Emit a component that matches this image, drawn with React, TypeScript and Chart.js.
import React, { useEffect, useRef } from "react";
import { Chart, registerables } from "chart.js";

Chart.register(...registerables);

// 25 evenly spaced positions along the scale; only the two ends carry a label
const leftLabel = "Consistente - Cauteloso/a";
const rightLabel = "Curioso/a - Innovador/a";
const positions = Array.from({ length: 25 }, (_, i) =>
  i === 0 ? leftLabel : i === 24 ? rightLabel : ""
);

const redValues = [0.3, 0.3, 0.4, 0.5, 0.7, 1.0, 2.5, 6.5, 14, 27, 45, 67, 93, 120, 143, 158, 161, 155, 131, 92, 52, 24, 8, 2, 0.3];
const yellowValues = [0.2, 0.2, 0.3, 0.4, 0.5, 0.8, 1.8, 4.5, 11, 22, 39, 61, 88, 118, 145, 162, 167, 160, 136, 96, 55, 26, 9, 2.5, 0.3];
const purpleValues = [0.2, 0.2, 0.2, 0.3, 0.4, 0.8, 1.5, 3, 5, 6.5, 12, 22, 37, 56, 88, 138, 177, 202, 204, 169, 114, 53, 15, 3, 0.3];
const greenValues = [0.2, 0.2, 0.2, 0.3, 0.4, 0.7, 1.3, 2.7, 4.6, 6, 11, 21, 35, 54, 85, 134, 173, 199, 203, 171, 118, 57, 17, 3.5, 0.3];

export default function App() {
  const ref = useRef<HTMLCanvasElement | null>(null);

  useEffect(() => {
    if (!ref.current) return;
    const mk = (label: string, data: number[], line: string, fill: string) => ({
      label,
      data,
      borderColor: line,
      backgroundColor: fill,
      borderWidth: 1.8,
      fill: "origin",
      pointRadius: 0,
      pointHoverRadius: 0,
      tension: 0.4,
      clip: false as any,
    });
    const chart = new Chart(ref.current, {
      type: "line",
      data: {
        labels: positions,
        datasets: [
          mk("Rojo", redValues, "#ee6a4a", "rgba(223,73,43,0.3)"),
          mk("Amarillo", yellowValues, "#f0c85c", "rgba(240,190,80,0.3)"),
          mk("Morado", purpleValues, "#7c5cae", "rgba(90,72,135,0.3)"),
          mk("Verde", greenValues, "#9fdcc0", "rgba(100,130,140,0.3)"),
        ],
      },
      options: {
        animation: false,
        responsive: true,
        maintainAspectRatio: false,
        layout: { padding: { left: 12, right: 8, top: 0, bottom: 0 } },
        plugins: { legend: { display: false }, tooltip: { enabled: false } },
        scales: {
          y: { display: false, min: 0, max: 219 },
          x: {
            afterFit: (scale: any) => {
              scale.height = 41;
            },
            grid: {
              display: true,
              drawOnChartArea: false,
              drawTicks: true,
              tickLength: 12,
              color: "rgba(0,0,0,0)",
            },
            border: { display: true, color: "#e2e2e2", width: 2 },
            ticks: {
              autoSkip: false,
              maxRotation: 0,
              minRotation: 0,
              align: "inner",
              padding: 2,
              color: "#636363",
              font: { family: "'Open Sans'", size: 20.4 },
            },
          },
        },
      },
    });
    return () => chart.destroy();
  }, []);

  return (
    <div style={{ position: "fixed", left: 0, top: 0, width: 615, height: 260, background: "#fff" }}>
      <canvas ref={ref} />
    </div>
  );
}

* **Stated task**:
Please output the entire listing exactly as it stands.

* **Solution for this task**:
Emit a component that matches this image, drawn with React, TypeScript and Chart.js.
import React, { useEffect, useRef } from "react";
import { Chart, registerables } from "chart.js";

Chart.register(...registerables);

// 25 evenly spaced positions along the scale; only the two ends carry a label
const leftLabel = "Consistente - Cauteloso/a";
const rightLabel = "Curioso/a - Innovador/a";
const positions = Array.from({ length: 25 }, (_, i) =>
  i === 0 ? leftLabel : i === 24 ? rightLabel : ""
);

const redValues = [0.3, 0.3, 0.4, 0.5, 0.7, 1.0, 2.5, 6.5, 14, 27, 45, 67, 93, 120, 143, 158, 161, 155, 131, 92, 52, 24, 8, 2, 0.3];
const yellowValues = [0.2, 0.2, 0.3, 0.4, 0.5, 0.8, 1.8, 4.5, 11, 22, 39, 61, 88, 118, 145, 162, 167, 160, 136, 96, 55, 26, 9, 2.5, 0.3];
const purpleValues = [0.2, 0.2, 0.2, 0.3, 0.4, 0.8, 1.5, 3, 5, 6.5, 12, 22, 37, 56, 88, 138, 177, 202, 204, 169, 114, 53, 15, 3, 0.3];
const greenValues = [0.2, 0.2, 0.2, 0.3, 0.4, 0.7, 1.3, 2.7, 4.6, 6, 11, 21, 35, 54, 85, 134, 173, 199, 203, 171, 118, 57, 17, 3.5, 0.3];

export default function App() {
  const ref = useRef<HTMLCanvasElement | null>(null);

  useEffect(() => {
    if (!ref.current) return;
    const mk = (label: string, data: number[], line: string, fill: string) => ({
      label,
      data,
      borderColor: line,
      backgroundColor: fill,
      borderWidth: 1.8,
      fill: "origin",
      pointRadius: 0,
      pointHoverRadius: 0,
      tension: 0.4,
      clip: false as any,
    });
    const chart = new Chart(ref.current, {
      type: "line",
      data: {
        labels: positions,
        datasets: [
          mk("Rojo", redValues, "#ee6a4a", "rgba(223,73,43,0.3)"),
          mk("Amarillo", yellowValues, "#f0c85c", "rgba(240,190,80,0.3)"),
          mk("Morado", purpleValues, "#7c5cae", "rgba(90,72,135,0.3)"),
          mk("Verde", greenValues, "#9fdcc0", "rgba(100,130,140,0.3)"),
        ],
      },
      options: {
        animation: false,
        responsive: true,
        maintainAspectRatio: false,
        layout: { padding: { left: 12, right: 8, top: 0, bottom: 0 } },
        plugins: { legend: { display: false }, tooltip: { enabled: false } },
        scales: {
          y: { display: false, min: 0, max: 219 },
          x: {
            afterFit: (scale: any) => {
              scale.height = 41;
            },
            grid: {
              display: true,
              drawOnChartArea: false,
              drawTicks: true,
              tickLength: 12,
              color: "rgba(0,0,0,0)",
            },
            border: { display: true, color: "#e2e2e2", width: 2 },
            ticks: {
              autoSkip: false,
              maxRotation: 0,
              minRotation: 0,
              align: "inner",
              padding: 2,
              color: "#636363",
              font: { family: "'Open Sans'", size: 20.4 },
            },
          },
        },
      },
    });
    return () => chart.destroy();
  }, []);

  return (
    <div style={{ position: "fixed", left: 0, top: 0, width: 615, height: 260, background: "#fff" }}>
      <canvas ref={ref} />
    </div>
  );
}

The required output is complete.